— WORK TO DO —
Gather all lines from the material that contain "chart".

— RAW DATA —
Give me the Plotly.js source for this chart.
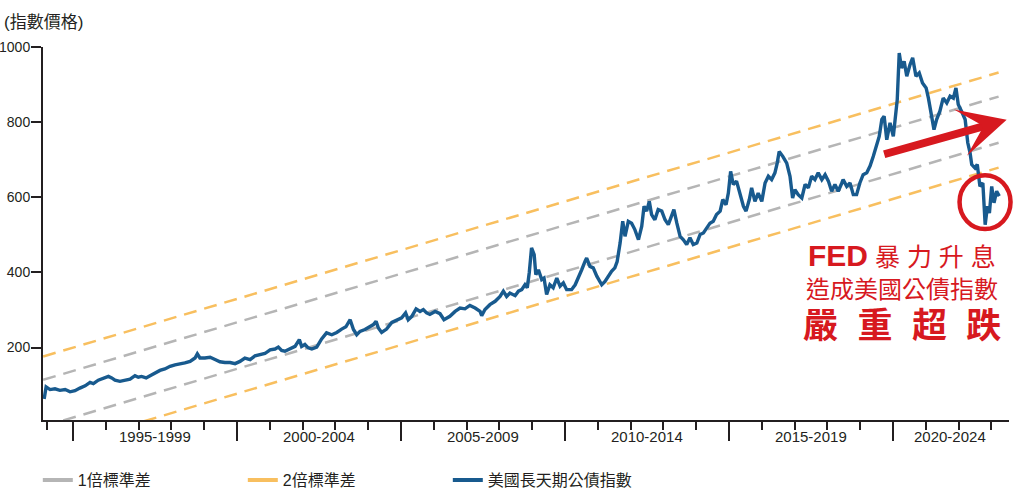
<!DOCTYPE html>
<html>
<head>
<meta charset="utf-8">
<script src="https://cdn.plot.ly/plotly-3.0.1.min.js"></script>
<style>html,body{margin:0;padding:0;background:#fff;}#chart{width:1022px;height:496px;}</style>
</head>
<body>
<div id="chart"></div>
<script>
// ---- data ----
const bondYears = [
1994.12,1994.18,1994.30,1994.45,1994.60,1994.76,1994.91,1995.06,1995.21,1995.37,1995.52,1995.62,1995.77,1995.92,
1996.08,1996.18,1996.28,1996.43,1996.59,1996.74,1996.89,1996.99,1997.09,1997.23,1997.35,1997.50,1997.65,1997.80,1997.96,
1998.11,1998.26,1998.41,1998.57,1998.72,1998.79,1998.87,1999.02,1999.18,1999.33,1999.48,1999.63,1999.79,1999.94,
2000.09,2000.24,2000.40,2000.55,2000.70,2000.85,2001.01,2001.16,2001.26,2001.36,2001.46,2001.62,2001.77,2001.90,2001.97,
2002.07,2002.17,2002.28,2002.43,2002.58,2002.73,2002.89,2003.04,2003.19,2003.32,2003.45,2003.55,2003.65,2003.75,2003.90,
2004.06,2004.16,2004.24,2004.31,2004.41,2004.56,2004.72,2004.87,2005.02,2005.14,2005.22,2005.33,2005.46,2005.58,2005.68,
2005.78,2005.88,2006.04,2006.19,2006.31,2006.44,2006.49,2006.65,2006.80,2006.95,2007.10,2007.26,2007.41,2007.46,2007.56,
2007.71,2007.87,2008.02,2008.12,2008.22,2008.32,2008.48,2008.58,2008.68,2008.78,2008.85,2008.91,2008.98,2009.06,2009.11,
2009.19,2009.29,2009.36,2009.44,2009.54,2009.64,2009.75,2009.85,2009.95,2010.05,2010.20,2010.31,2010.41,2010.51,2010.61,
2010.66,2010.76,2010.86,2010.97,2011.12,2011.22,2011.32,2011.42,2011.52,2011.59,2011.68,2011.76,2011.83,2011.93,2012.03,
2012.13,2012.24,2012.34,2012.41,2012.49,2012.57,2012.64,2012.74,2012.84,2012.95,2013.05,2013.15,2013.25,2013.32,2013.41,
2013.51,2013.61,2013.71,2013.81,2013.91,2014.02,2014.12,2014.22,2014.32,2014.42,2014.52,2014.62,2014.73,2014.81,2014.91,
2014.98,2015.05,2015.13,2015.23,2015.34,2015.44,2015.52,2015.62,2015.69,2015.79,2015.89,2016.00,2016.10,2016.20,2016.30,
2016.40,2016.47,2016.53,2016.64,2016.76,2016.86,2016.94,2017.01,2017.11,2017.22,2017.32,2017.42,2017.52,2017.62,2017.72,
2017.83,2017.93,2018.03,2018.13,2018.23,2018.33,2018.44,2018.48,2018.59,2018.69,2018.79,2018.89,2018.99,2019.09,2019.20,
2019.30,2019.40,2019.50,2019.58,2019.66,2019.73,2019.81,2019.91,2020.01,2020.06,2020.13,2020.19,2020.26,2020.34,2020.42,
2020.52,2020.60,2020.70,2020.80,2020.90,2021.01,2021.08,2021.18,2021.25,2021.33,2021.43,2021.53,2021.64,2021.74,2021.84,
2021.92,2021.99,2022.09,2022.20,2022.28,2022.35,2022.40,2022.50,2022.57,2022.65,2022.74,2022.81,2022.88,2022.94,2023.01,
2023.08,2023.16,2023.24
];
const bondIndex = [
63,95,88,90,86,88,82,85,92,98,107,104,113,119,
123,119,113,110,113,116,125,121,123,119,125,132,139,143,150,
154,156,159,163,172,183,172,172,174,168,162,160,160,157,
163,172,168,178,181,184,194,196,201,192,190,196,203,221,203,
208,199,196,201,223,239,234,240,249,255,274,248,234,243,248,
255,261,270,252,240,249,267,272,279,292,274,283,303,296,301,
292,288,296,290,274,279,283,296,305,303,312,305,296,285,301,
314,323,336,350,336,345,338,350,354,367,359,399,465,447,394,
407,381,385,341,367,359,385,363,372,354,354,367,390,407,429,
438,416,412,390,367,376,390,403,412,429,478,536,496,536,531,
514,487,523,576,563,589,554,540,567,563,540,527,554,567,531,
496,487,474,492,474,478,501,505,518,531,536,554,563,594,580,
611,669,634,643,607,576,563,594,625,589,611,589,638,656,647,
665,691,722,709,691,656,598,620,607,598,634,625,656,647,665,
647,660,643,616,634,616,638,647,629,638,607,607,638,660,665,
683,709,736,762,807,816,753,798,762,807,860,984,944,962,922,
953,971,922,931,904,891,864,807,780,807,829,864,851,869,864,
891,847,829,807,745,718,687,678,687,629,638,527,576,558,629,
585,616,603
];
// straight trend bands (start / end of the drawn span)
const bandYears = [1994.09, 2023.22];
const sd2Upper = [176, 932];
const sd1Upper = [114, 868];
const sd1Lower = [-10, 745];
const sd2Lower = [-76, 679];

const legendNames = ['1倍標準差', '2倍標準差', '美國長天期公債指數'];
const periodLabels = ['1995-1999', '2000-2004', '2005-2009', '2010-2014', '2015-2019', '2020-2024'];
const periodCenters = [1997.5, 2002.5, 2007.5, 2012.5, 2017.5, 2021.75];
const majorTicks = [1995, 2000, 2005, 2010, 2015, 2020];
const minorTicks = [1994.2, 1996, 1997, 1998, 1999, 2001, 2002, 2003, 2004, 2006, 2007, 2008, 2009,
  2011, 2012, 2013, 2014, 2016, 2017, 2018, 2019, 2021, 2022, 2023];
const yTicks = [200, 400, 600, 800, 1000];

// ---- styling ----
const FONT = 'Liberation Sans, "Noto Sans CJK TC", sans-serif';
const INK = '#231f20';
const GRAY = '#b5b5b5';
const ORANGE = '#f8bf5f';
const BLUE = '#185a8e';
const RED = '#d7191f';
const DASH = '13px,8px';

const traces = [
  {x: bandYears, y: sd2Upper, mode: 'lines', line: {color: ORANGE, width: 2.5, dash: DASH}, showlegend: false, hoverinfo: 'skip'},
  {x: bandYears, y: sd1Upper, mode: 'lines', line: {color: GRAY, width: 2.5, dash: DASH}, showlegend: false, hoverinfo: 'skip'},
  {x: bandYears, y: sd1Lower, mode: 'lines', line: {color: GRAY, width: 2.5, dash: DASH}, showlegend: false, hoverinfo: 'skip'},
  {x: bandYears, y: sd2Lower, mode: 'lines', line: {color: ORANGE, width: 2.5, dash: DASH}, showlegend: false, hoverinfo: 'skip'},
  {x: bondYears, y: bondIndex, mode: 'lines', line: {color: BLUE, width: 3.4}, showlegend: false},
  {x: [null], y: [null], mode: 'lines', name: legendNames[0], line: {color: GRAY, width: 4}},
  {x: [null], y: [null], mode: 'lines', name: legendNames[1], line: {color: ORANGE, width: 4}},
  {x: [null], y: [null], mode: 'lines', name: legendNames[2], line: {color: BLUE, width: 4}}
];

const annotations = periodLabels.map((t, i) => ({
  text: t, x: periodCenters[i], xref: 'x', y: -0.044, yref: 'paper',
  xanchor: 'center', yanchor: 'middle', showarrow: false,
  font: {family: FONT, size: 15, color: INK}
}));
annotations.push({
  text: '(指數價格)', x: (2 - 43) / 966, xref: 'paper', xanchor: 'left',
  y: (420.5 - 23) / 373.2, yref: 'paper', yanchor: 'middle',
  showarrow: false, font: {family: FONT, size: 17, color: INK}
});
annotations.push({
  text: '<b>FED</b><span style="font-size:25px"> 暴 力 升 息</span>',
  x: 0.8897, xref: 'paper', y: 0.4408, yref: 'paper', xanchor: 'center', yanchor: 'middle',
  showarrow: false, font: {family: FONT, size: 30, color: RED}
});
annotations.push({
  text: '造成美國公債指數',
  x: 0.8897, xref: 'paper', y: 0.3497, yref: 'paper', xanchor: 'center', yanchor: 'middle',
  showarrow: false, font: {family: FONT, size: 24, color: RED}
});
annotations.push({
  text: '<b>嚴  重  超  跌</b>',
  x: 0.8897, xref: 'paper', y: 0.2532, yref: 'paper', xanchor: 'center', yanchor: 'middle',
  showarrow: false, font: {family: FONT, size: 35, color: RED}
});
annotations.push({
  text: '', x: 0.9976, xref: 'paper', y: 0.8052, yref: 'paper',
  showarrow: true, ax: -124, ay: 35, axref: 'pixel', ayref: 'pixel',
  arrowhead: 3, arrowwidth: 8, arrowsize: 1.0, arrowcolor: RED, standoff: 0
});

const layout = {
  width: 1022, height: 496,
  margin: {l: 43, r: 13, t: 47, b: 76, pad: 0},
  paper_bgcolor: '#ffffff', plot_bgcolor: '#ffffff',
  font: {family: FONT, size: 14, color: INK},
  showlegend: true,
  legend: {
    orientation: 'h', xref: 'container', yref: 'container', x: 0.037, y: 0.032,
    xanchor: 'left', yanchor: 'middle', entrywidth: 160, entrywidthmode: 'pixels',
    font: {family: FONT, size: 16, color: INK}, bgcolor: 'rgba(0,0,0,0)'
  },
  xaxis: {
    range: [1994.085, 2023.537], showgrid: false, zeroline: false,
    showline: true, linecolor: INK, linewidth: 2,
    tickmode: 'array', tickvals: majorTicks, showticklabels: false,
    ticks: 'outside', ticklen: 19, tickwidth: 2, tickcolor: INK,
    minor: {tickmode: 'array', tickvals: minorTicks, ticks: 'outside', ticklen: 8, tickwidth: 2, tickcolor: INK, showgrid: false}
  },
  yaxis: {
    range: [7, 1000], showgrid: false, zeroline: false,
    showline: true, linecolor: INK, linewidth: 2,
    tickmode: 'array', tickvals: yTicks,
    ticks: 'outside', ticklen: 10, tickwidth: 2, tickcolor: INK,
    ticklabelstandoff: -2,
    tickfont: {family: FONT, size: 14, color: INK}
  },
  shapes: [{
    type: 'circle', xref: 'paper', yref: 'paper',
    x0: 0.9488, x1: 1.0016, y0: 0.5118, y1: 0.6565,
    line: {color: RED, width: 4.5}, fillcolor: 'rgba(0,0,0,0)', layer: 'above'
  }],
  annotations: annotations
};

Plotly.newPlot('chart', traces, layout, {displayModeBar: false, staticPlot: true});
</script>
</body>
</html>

— TASK OUTPUT —
Give me the Plotly.js source for this chart.
<style>html,body{margin:0;padding:0;background:#fff;}#chart{width:1022px;height:496px;}</style>
<div id="chart"></div>
Plotly.newPlot('chart', traces, layout, {displayModeBar: false, staticPlot: true});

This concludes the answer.